-- Begin DATASET SECTION --

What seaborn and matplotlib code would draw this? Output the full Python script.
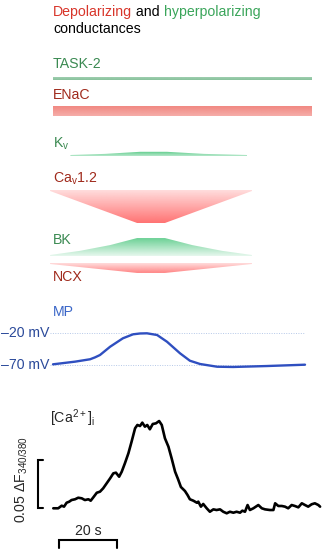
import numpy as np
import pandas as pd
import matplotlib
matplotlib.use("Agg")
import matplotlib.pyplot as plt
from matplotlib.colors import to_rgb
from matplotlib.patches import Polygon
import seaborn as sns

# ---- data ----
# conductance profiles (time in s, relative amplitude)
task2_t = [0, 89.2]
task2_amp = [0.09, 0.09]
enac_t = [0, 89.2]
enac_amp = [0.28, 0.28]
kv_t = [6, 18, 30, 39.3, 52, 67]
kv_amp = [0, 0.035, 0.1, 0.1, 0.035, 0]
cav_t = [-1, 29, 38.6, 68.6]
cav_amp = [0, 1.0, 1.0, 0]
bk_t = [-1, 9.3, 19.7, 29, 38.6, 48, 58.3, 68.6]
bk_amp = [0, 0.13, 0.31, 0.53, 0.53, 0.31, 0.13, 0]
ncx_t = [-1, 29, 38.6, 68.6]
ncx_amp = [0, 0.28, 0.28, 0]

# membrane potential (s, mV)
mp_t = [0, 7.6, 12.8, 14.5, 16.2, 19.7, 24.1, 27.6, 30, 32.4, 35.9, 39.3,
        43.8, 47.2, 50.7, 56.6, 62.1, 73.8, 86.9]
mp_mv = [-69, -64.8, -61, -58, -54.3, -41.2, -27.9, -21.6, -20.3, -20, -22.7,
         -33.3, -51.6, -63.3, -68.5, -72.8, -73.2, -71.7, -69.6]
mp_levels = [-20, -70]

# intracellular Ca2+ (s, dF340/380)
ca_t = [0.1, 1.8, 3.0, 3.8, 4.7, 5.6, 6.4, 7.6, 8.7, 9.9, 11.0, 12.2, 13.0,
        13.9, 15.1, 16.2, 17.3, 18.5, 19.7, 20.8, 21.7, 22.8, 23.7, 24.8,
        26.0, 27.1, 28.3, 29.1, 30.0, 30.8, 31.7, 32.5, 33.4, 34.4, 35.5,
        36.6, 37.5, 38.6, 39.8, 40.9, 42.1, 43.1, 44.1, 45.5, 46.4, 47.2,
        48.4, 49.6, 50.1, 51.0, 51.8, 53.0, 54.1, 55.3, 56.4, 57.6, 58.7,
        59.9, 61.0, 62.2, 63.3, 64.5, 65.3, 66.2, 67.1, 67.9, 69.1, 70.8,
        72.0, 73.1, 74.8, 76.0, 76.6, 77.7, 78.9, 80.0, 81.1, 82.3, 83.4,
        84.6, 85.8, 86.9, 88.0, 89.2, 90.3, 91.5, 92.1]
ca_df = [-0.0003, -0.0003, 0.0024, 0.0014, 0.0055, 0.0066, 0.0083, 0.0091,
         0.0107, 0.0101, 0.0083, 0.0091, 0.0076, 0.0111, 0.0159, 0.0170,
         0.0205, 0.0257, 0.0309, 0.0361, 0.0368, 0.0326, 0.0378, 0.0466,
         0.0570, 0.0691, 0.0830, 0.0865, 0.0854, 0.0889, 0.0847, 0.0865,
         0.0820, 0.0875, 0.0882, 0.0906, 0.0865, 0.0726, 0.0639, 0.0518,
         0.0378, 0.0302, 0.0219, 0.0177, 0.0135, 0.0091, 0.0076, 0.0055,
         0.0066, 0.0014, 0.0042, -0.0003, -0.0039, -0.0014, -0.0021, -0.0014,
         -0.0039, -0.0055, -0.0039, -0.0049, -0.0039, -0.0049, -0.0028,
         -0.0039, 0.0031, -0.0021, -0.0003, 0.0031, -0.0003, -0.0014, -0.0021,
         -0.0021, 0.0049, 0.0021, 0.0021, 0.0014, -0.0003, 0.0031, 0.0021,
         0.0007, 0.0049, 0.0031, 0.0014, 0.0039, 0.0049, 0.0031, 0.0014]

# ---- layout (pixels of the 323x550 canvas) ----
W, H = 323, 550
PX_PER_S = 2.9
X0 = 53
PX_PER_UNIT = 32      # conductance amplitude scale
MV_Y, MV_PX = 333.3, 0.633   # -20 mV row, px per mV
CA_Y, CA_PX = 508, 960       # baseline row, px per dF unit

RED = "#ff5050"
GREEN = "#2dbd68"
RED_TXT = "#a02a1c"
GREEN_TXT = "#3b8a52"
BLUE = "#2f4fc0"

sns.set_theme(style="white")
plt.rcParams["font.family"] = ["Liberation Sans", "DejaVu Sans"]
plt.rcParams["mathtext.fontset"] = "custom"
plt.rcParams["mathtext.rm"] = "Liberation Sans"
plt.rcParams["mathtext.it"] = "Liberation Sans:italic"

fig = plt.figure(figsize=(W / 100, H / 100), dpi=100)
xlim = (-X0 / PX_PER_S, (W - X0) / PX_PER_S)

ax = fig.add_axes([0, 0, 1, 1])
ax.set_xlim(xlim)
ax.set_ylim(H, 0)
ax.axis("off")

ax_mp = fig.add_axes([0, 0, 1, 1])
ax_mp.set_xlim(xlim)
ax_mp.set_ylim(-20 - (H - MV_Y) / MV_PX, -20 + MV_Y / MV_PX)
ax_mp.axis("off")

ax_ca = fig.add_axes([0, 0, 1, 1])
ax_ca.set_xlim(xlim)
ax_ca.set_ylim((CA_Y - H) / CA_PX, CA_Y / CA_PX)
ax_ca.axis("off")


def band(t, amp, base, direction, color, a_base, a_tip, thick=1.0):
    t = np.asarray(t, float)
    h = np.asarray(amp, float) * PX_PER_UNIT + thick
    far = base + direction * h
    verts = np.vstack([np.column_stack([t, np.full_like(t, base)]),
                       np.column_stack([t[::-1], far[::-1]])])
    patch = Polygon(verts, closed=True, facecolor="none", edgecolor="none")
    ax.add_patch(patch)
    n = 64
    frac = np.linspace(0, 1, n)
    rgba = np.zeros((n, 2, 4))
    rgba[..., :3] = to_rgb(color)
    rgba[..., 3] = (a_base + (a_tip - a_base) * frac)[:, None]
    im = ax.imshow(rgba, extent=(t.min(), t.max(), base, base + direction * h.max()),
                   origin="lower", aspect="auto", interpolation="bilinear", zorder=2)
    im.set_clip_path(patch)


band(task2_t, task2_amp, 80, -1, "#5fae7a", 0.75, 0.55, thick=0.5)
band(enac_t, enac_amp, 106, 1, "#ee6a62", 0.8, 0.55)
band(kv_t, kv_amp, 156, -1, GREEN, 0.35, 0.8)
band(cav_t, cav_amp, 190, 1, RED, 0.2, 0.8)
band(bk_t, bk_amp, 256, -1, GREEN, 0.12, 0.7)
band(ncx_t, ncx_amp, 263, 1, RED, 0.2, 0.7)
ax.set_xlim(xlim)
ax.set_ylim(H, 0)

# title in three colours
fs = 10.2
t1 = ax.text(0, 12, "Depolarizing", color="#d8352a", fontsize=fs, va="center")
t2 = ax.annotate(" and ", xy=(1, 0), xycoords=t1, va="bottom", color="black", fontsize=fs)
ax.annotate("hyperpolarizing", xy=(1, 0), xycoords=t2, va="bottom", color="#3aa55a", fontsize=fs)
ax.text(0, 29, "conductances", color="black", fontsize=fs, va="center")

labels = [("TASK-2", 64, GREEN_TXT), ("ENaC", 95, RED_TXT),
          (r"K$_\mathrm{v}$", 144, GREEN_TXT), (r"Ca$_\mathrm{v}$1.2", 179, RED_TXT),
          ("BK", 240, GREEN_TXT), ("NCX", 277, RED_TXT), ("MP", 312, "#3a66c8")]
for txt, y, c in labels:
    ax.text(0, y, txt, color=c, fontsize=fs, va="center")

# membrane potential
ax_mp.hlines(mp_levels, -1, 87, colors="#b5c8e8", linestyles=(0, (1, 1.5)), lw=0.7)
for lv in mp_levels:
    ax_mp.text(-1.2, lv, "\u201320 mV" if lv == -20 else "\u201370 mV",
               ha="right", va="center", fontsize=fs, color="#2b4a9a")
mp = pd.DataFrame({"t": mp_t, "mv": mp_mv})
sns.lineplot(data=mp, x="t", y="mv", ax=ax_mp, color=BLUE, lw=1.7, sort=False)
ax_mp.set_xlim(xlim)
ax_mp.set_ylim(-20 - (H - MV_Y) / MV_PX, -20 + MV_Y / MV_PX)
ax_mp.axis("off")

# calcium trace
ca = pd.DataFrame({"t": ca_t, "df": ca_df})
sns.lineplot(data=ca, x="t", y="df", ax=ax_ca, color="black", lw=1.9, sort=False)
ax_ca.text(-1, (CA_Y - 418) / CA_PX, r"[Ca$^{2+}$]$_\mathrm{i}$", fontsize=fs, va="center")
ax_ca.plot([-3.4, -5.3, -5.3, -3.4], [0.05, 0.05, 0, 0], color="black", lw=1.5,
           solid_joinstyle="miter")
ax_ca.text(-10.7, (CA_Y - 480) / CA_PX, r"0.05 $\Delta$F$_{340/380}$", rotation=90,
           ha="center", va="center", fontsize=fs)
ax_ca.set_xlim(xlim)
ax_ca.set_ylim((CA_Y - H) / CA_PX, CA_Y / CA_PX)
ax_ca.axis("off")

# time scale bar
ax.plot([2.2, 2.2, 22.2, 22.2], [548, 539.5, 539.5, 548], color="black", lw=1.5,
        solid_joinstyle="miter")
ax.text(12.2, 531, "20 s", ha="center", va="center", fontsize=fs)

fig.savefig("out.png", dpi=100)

-- End DATASET SECTION --

Emit the lines of the material exactly, from its first line to the line containing "mp_levels = [-20, -70]", inclusive; leave every picture out.

## EXERCISE SOLUTION
What seaborn and matplotlib code would draw this? Output the full Python script.
import numpy as np
import pandas as pd
import matplotlib
matplotlib.use("Agg")
import matplotlib.pyplot as plt
from matplotlib.colors import to_rgb
from matplotlib.patches import Polygon
import seaborn as sns

# ---- data ----
# conductance profiles (time in s, relative amplitude)
task2_t = [0, 89.2]
task2_amp = [0.09, 0.09]
enac_t = [0, 89.2]
enac_amp = [0.28, 0.28]
kv_t = [6, 18, 30, 39.3, 52, 67]
kv_amp = [0, 0.035, 0.1, 0.1, 0.035, 0]
cav_t = [-1, 29, 38.6, 68.6]
cav_amp = [0, 1.0, 1.0, 0]
bk_t = [-1, 9.3, 19.7, 29, 38.6, 48, 58.3, 68.6]
bk_amp = [0, 0.13, 0.31, 0.53, 0.53, 0.31, 0.13, 0]
ncx_t = [-1, 29, 38.6, 68.6]
ncx_amp = [0, 0.28, 0.28, 0]

# membrane potential (s, mV)
mp_t = [0, 7.6, 12.8, 14.5, 16.2, 19.7, 24.1, 27.6, 30, 32.4, 35.9, 39.3,
        43.8, 47.2, 50.7, 56.6, 62.1, 73.8, 86.9]
mp_mv = [-69, -64.8, -61, -58, -54.3, -41.2, -27.9, -21.6, -20.3, -20, -22.7,
         -33.3, -51.6, -63.3, -68.5, -72.8, -73.2, -71.7, -69.6]
mp_levels = [-20, -70]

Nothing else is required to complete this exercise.